## REQUIRED TASK
Skip the pictures. Reproduce all other material exactly.

## SUPPLIED INFORMATION
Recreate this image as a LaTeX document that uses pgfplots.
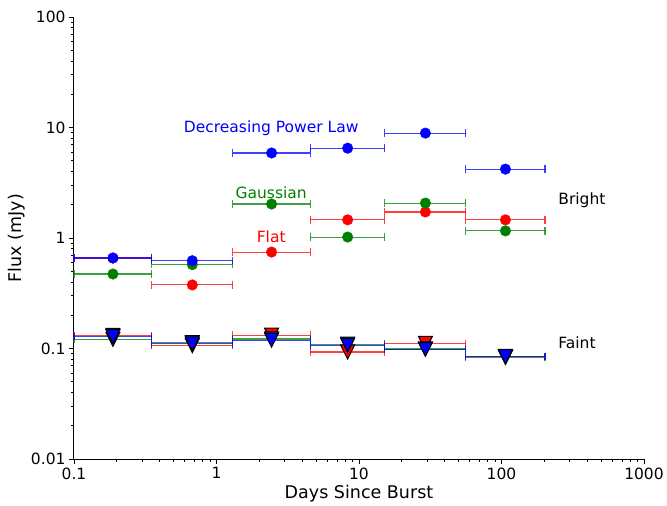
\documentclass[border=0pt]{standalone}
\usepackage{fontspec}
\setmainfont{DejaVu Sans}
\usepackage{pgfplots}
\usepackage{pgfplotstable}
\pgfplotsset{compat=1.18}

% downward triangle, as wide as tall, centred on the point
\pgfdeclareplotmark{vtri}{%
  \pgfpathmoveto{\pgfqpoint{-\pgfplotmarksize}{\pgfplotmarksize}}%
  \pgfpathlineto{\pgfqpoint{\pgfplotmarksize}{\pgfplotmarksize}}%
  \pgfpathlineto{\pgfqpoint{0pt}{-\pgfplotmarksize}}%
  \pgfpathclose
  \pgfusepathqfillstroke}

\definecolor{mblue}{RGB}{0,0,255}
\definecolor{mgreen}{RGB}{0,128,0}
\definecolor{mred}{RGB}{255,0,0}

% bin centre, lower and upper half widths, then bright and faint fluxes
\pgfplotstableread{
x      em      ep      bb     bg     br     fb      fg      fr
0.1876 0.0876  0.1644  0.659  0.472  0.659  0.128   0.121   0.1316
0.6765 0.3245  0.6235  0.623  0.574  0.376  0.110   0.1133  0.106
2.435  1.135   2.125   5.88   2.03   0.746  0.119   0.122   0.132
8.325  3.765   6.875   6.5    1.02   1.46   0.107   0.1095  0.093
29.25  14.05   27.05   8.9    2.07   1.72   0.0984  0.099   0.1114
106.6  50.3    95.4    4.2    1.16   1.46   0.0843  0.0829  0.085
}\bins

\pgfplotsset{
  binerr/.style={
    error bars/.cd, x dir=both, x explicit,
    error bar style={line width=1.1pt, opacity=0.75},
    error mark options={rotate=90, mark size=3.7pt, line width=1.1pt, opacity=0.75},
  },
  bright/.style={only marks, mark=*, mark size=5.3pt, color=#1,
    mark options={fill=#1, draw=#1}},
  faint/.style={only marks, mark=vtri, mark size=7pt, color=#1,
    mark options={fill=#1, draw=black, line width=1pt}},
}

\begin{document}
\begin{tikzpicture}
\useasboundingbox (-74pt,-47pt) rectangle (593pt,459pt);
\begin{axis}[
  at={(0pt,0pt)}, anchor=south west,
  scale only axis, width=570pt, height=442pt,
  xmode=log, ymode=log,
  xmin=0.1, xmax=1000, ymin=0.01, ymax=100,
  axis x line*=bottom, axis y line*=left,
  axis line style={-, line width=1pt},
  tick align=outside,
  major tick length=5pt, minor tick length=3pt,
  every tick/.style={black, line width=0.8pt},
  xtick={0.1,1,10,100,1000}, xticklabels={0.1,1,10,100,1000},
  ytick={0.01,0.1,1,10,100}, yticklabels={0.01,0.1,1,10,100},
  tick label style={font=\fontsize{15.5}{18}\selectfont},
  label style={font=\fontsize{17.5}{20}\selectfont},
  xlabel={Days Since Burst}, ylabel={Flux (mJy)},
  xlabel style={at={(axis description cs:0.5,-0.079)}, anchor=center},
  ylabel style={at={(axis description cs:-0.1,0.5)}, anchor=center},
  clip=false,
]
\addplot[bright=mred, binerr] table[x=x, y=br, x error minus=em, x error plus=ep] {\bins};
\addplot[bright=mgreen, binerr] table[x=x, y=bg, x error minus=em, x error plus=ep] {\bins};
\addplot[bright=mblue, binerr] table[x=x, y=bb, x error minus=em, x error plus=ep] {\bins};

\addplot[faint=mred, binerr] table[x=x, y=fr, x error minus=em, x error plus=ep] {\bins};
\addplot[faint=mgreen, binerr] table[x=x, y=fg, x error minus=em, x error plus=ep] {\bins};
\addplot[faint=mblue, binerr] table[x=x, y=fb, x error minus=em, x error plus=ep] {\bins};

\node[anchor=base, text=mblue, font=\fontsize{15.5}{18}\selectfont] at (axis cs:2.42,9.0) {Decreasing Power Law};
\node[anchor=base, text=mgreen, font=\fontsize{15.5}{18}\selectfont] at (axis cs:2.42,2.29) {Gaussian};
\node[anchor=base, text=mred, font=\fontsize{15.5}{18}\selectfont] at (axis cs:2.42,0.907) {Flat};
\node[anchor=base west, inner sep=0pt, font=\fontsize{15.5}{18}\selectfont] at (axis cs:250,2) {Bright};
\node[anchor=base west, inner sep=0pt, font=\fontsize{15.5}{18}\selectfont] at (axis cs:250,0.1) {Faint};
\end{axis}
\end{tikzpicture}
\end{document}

## TASK RESPONSE
Recreate this image as a LaTeX document that uses pgfplots.
\documentclass[border=0pt]{standalone}
\usepackage{fontspec}
\setmainfont{DejaVu Sans}
\usepackage{pgfplots}
\usepackage{pgfplotstable}
\pgfplotsset{compat=1.18}

% downward triangle, as wide as tall, centred on the point
\pgfdeclareplotmark{vtri}{%
  \pgfpathmoveto{\pgfqpoint{-\pgfplotmarksize}{\pgfplotmarksize}}%
  \pgfpathlineto{\pgfqpoint{\pgfplotmarksize}{\pgfplotmarksize}}%
  \pgfpathlineto{\pgfqpoint{0pt}{-\pgfplotmarksize}}%
  \pgfpathclose
  \pgfusepathqfillstroke}

\definecolor{mblue}{RGB}{0,0,255}
\definecolor{mgreen}{RGB}{0,128,0}
\definecolor{mred}{RGB}{255,0,0}

% bin centre, lower and upper half widths, then bright and faint fluxes
\pgfplotstableread{
x      em      ep      bb     bg     br     fb      fg      fr
0.1876 0.0876  0.1644  0.659  0.472  0.659  0.128   0.121   0.1316
0.6765 0.3245  0.6235  0.623  0.574  0.376  0.110   0.1133  0.106
2.435  1.135   2.125   5.88   2.03   0.746  0.119   0.122   0.132
8.325  3.765   6.875   6.5    1.02   1.46   0.107   0.1095  0.093
29.25  14.05   27.05   8.9    2.07   1.72   0.0984  0.099   0.1114
106.6  50.3    95.4    4.2    1.16   1.46   0.0843  0.0829  0.085
}\bins

\pgfplotsset{
  binerr/.style={
    error bars/.cd, x dir=both, x explicit,
    error bar style={line width=1.1pt, opacity=0.75},
    error mark options={rotate=90, mark size=3.7pt, line width=1.1pt, opacity=0.75},
  },
  bright/.style={only marks, mark=*, mark size=5.3pt, color=#1,
    mark options={fill=#1, draw=#1}},
  faint/.style={only marks, mark=vtri, mark size=7pt, color=#1,
    mark options={fill=#1, draw=black, line width=1pt}},
}

\begin{document}
\begin{tikzpicture}
\useasboundingbox (-74pt,-47pt) rectangle (593pt,459pt);
\begin{axis}[
  at={(0pt,0pt)}, anchor=south west,
  scale only axis, width=570pt, height=442pt,
  xmode=log, ymode=log,
  xmin=0.1, xmax=1000, ymin=0.01, ymax=100,
  axis x line*=bottom, axis y line*=left,
  axis line style={-, line width=1pt},
  tick align=outside,
  major tick length=5pt, minor tick length=3pt,
  every tick/.style={black, line width=0.8pt},
  xtick={0.1,1,10,100,1000}, xticklabels={0.1,1,10,100,1000},
  ytick={0.01,0.1,1,10,100}, yticklabels={0.01,0.1,1,10,100},
  tick label style={font=\fontsize{15.5}{18}\selectfont},
  label style={font=\fontsize{17.5}{20}\selectfont},
  xlabel={Days Since Burst}, ylabel={Flux (mJy)},
  xlabel style={at={(axis description cs:0.5,-0.079)}, anchor=center},
  ylabel style={at={(axis description cs:-0.1,0.5)}, anchor=center},
  clip=false,
]
\addplot[bright=mred, binerr] table[x=x, y=br, x error minus=em, x error plus=ep] {\bins};
\addplot[bright=mgreen, binerr] table[x=x, y=bg, x error minus=em, x error plus=ep] {\bins};
\addplot[bright=mblue, binerr] table[x=x, y=bb, x error minus=em, x error plus=ep] {\bins};

\addplot[faint=mred, binerr] table[x=x, y=fr, x error minus=em, x error plus=ep] {\bins};
\addplot[faint=mgreen, binerr] table[x=x, y=fg, x error minus=em, x error plus=ep] {\bins};
\addplot[faint=mblue, binerr] table[x=x, y=fb, x error minus=em, x error plus=ep] {\bins};

\node[anchor=base, text=mblue, font=\fontsize{15.5}{18}\selectfont] at (axis cs:2.42,9.0) {Decreasing Power Law};
\node[anchor=base, text=mgreen, font=\fontsize{15.5}{18}\selectfont] at (axis cs:2.42,2.29) {Gaussian};
\node[anchor=base, text=mred, font=\fontsize{15.5}{18}\selectfont] at (axis cs:2.42,0.907) {Flat};
\node[anchor=base west, inner sep=0pt, font=\fontsize{15.5}{18}\selectfont] at (axis cs:250,2) {Bright};
\node[anchor=base west, inner sep=0pt, font=\fontsize{15.5}{18}\selectfont] at (axis cs:250,0.1) {Faint};
\end{axis}
\end{tikzpicture}
\end{document}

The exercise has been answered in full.